Высокая, тяжеловесная, неуклюжая фигура Дельвига мешала разглядеть в нём тонкое поэтическое дарование как в Лицее, так и впоследствии, когда его стихи уже хорошо были известны по публикациям в журналах и альманахах.
В Лицее запрещалось носить очки, и мир для Дельвига казался дивным и прекрасным, особенно женщины, которые казались ему красавицами.
«Как я разочаровался после выпуска, когда надел очки», – говорил он позже друзьям, то ли с улыбкой, то ли с сожалением.
Дельвиг и вправду не умел смеяться, только улыбался. У него была очень добрая улыбка, казалось, что в ней открывался весь его характер: мягкий, снисходительный, добродушный.
Пушкин писал о нём: «Дельвиг никогда не вмешивался в игры, требовавшие проворства и силы. Он предпочитал прогулки по аллеям Царского Села и разговоры с товарищами, коих умственные склонности сходствовали с его собственными».
В Лицее его дразнили – «ленивец сонный», «сын лени вдохновенный», «султан». Лицеистам отчего-то султан представлялся именно ленивым. Хотя, если разобраться, то ленивым Дельвига назвать было трудно, но стереотип восприятия не могли разрушить никакие резоны – в Лицее и после него и лицеисты, и педагоги продолжали считать его ленивцем и лежебокой.
Биограф Дельвига, лицеист В. Гаевский, собиравший сведения непосредственно от знавших его, писал: «А. А. Дельвиг был восприимчив к впечатлениям, но ленив на передачу их, и только огненная натура Пушкина могла вызвать его к деятельности».
В Лицее наряду с обычными, практиковали и интеллектуальные игры, одной из любимых лицеистами игр была «игра в рассказы».
В этой игре Дельвиг перегонял даже Пушкина, который уступал ему в способности к импровизации.
Дельвиг печатался не только в лицейских журналах. На взятие Парижа русскими войсками он откликнулся в «Вестнике Европы» своим стихотворением. Илличевский так отзывался о стихотворном даре товарища по перу: «Познакомившись рано с музами, музам пожертвовал он большую часть своих досугов. Быстрые его способности (если не гений), советы сведущего друга отверзали ему дорогу, которой держались в своё время Анакреоны, Горации…» Дельвиг целиком был поглощён литературными упражнениями, для остальных занятий у него просто не оставалось места. Поэтому неудивительно, что «Прощальную песнь воспитанников Лицея» написал именно Дельвиг.

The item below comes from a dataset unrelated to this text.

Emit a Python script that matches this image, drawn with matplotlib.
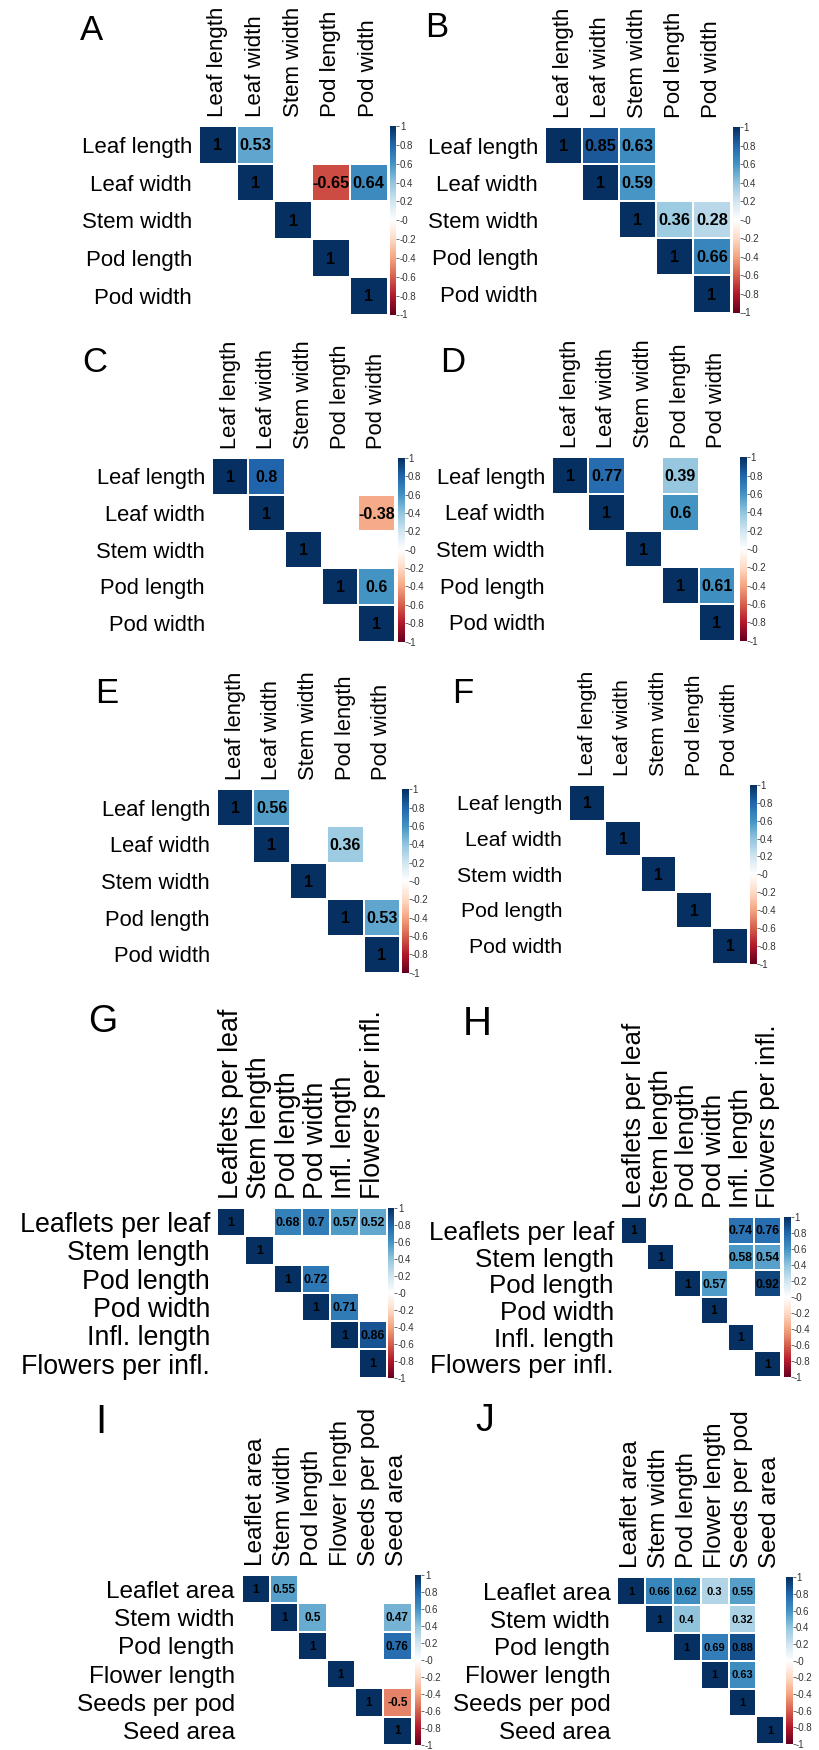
import matplotlib
matplotlib.use("Agg")
import matplotlib.pyplot as plt
import numpy as np
from matplotlib.colors import LinearSegmentedColormap
from matplotlib.cm import ScalarMappable
from matplotlib.colors import Normalize

plt.rcParams['font.family'] = ['Liberation Sans', 'DejaVu Sans']

n = np.nan

# trait names
traits_af = ['Leaf length', 'Leaf width', 'Stem width', 'Pod length', 'Pod width']
traits_gh = ['Leaflets per leaf', 'Stem length', 'Pod length', 'Pod width',
             'Infl. length', 'Flowers per infl.']
traits_ij = ['Leaflet area', 'Stem width', 'Pod length', 'Flower length',
             'Seeds per pod', 'Seed area']

# significant correlations only (upper triangle), blanks are nan
corr_A = [[1, 0.53, n, n, n],
          [n, 1, n, -0.65, 0.64],
          [n, n, 1, n, n],
          [n, n, n, 1, n],
          [n, n, n, n, 1]]
corr_B = [[1, 0.85, 0.63, n, n],
          [n, 1, 0.59, n, n],
          [n, n, 1, 0.36, 0.28],
          [n, n, n, 1, 0.66],
          [n, n, n, n, 1]]
corr_C = [[1, 0.8, n, n, n],
          [n, 1, n, n, -0.38],
          [n, n, 1, n, n],
          [n, n, n, 1, 0.6],
          [n, n, n, n, 1]]
corr_D = [[1, 0.77, n, 0.39, n],
          [n, 1, n, 0.6, n],
          [n, n, 1, n, n],
          [n, n, n, 1, 0.61],
          [n, n, n, n, 1]]
corr_E = [[1, 0.56, n, n, n],
          [n, 1, n, 0.36, n],
          [n, n, 1, n, n],
          [n, n, n, 1, 0.53],
          [n, n, n, n, 1]]
corr_F = [[1, n, n, n, n],
          [n, 1, n, n, n],
          [n, n, 1, n, n],
          [n, n, n, 1, n],
          [n, n, n, n, 1]]
corr_G = [[1, n, 0.68, 0.7, 0.57, 0.52],
          [n, 1, n, n, n, n],
          [n, n, 1, 0.72, n, n],
          [n, n, n, 1, 0.71, n],
          [n, n, n, n, 1, 0.86],
          [n, n, n, n, n, 1]]
corr_H = [[1, n, n, n, 0.74, 0.76],
          [n, 1, n, n, 0.58, 0.54],
          [n, n, 1, 0.57, n, 0.92],
          [n, n, n, 1, n, n],
          [n, n, n, n, 1, n],
          [n, n, n, n, n, 1]]
corr_I = [[1, 0.55, n, n, n, n],
          [n, 1, 0.5, n, n, 0.47],
          [n, n, 1, n, n, 0.76],
          [n, n, n, 1, n, n],
          [n, n, n, n, 1, -0.5],
          [n, n, n, n, n, 1]]
corr_J = [[1, 0.66, 0.62, 0.3, 0.55, n],
          [n, 1, 0.4, n, 0.32, n],
          [n, n, 1, 0.69, 0.88, n],
          [n, n, n, 1, 0.63, n],
          [n, n, n, n, 1, n],
          [n, n, n, n, n, 1]]

# corrplot RdBu palette
cmap = LinearSegmentedColormap.from_list('corr', [
    '#67001F', '#B2182B', '#D6604D', '#F4A582', '#FDDBC7', '#FFFFFF',
    '#D1E5F0', '#92C5DE', '#4393C3', '#2166AC', '#053061'])
norm = Normalize(-1, 1)

W, H = 819, 1750
fig = plt.figure(figsize=(W / 100, H / 100), dpi=100)


def px_axes(x, y_top, w, h):
    return fig.add_axes([x / W, 1 - (y_top + h) / H, w / W, h / H])


# layout: letter, data, names, grid x, grid top, cell, colorbar x,
# label size, number size, letter x, letter baseline, letter size
panels = [
    ('A', corr_A, traits_af, 199, 126, 37.7, 390, 16, 11.8, 80, 40, 25),
    ('B', corr_B, traits_af, 545, 127, 37.1, 733, 16, 11.8, 425, 37, 25),
    ('C', corr_C, traits_af, 211.7, 458, 36.7, 398, 15.8, 11.5, 82, 372, 25),
    ('D', corr_D, traits_af, 551.7, 457.3, 36.7, 740, 15.8, 11.5, 440, 372, 25),
    ('E', corr_E, traits_af, 216.7, 789.3, 36.7, 402, 15.8, 11.5, 95, 703, 25),
    ('F', corr_F, traits_af, 569.3, 785, 35.7, 750, 15.3, 11.2, 452, 703, 25),
    ('G', corr_G, traits_gh, 217, 1208, 28.3, 388, 19.3, 9, 88, 1032, 27),
    ('H', corr_H, traits_gh, 620.7, 1217, 26.7, 784, 18.7, 8.8, 463, 1035, 29),
    ('I', corr_I, traits_ij, 241.7, 1575, 28.3, 415, 17.6, 8.5, 95, 1433, 29),
    ('J', corr_J, traits_ij, 617.3, 1577.3, 27.8, 786, 17.5, 8, 475, 1431, 27),
]

for (letter, mat, names, gx, gy, cell, cbx, lsize, nsize,
     lx, ly, letsize) in panels:
    m = np.array(mat, dtype=float)
    k = len(names)
    ax = px_axes(gx, gy, k * cell, k * cell)
    ax.pcolormesh(np.ma.masked_invalid(m), cmap=cmap, norm=norm,
                  edgecolors='white', linewidth=0.35)
    ax.set_xlim(0, k)
    ax.set_ylim(k, 0)
    for i in range(k):
        for j in range(k):
            if not np.isnan(m[i, j]):
                ax.text(j + 0.5, i + 0.53, f"{m[i, j]:g}", ha='center',
                        va='center', fontsize=nsize, fontweight='bold',
                        color='black')
    ax.set_xticks(np.arange(k) + 0.5)
    ax.set_yticks(np.arange(k) + 0.5)
    ax.xaxis.tick_top()
    ax.set_xticklabels(names, rotation=90, fontsize=lsize, va='bottom')
    ax.set_yticklabels(names, fontsize=lsize)
    ax.tick_params(length=0, pad=5)
    ax.tick_params(axis='x', pad=6.5)
    for s in ax.spines.values():
        s.set_visible(False)

    cax = px_axes(cbx, gy, 6.5, k * cell)
    cb = fig.colorbar(ScalarMappable(norm=norm, cmap=cmap), cax=cax)
    cb.outline.set_visible(False)
    ticks = np.round(np.arange(-1, 1.01, 0.2), 1)
    cb.set_ticks(ticks)
    cb.set_ticklabels([f"{t:g}" for t in ticks])
    cax.tick_params(labelsize=7, length=2, width=0.5, pad=0.5,
                    colors='#333333')

    fig.text(lx / W, 1 - ly / H, letter, fontsize=letsize,
             ha='left', va='baseline')

fig.savefig('out.png', dpi=100, facecolor='white')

После Лицея он определяется в департамент горных и соляных дел, где пробыл недолго, сменив его на министерство финансов. Нельзя сказать, что его привлекала служба в финансовом ведомстве, просто ему необходимо было как-то решать свои проблемы материального характера. Жизнь рантье его устроила бы как нельзя лучше, но такой возможности для него просто не существовало. В 1821 году он приискал для себя более подходящее занятие, поступив на службу в Публичную библиотеку. Там уже работали многие выдающиеся литераторы, да и сама должность помощника библиотекаря не была столь обременительной, как должность чиновника в министерстве финансов.
В Петербурге у Дельвига появляется не только литературное окружение. Среди его знакомых много будущих декабристов, и этот факт не прошёл мимо внимательного ока графа Бенкендорфа.
«Дельвиг пьёт и спит, и кроме очень глупых и опасных для него разговоров ничего не делает…», – жаловался Энгельгардт Матюшкину.
Двадцатые годы – это время расцвета литературных салонов, давших мощный импульс развитию так называемой «альбомной культуры». Эти альбомы хозяек литературных гостиных сохранили для нас не только массу рисунков, посвящений и экспромтов выдающихся и не очень современников Дельвига, по ним мы можем судить о вкусах, настроениях и характерах людей той эпохи, давшей России столько талантов.